Not so typical spike load
In my work we had a little unusual variation on spike load problem. At some point in time there appeared about 70 requests. Some of this requests start long running transactions on MySQL database. MySQL isn't well suited to handle long running transactions, but it's the other story. The worst thing was that early in transactions there were made locks which were kept to the end of transaction. The first thing I have done was to try split this long transaction to smaller ones. I have managed to shorten it by a factor of 2 but it was still too long. If all of this requests have start at the same time and waited for a lock it could take half a day to finish all of them. OK, we can accept with pain that long time for finishing all of them. But so long transactions hanging on database make memory and/or disk usage to grow greatly and whole database slows down. We can't allow for this.
Limiting task rate
Here comes queue system for a rescue. We can use it to start queries with some delay and spread load over time. I have checked that with locks requests took 10 minutes on average. So let's start with rate limit 6 tasks per hour (60 minutes / 10 minutes = 6 / hour).
@app.task(rate_limit='6/h') def update_product_statistics(product_id): <task body>
After running this on live system I have found that when requests did not lock anymore tasks run 2 minutes on average. So we could safely change rate limit to 30 per hour (60 minutes / 2 minutes = 30 / hour).
@app.task(rate_limit='30/h') def update_product_statistics(product_id): <task body>
We have managed to go for less then 3 hours in total for all tasks.
Then appeared other problem. When our editors save changes to products then automatically are started the same tasks as above to update all data connected with that product. Everything would be OK if products were saved once after change. But we have found out our editor's usage pattern: they saved product after every fields change or even more often. That started much more tasks then was really needed. First think I have tried was to convince editors that we can give them two buttons: one for saving product and one for updating all connected data, which they will press after finishing all editing. They didn't want that so I have dig a little and found celery batches.  With batches we can wait a little before updating data connected to product and then do only one update for every product.
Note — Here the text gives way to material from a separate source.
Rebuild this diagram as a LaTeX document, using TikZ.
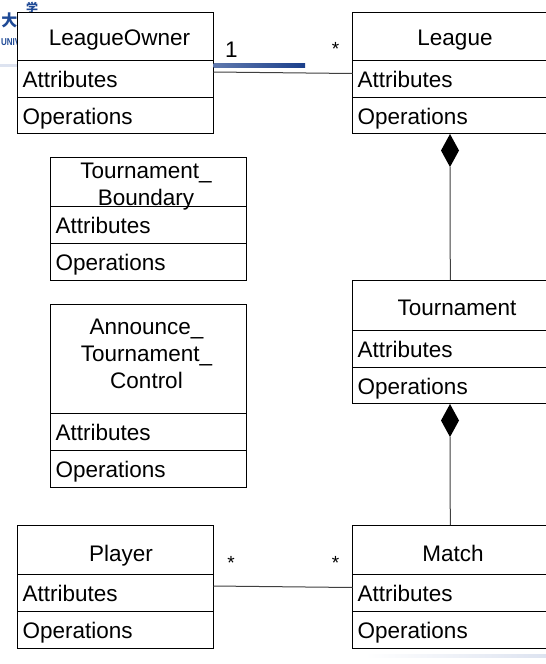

CELERYD_PREFETCH_MULTIPLIER = 0
from celery.contrib.batches import Batches @task(base=Batches, flush_every=100, flush_interval=5 * 60) def update_product_statistics_from_frontend(requests): product_ids = set(request.kwargs['product_id'] for request in requests) for product_id in product_ids: <task body>
In the above example we are waiting for 5 minutes or 100 requests and then run only one update for every product.
There's one caveat with above setup. It works only when you have one worker. If you have many workers then with CELERYD_PREFETCH_MULTIPLIER = 0 all requests can go to one worker and the other would be unused. If you set CELERYD_PREFETCH_MULTIPLIER to some small value requests can be spread across different workers which would work in parallel on same task. We have dedicated worker only for some tasks so it suits us enough. You can route task only to selected worker but that single worker become SPOF.  For our needs it is acceptable. We can easily set up now worker if other fail down for some reason. Even few hours of delay isn't disaster. That's a price we pay for using Batches.
|||Celery batches http://docs.celeryproject.org/en/latest/reference/celery.contrib.batches.html|
|||Single Point of Failure https://en.wikipedia.org/wiki/SPOF|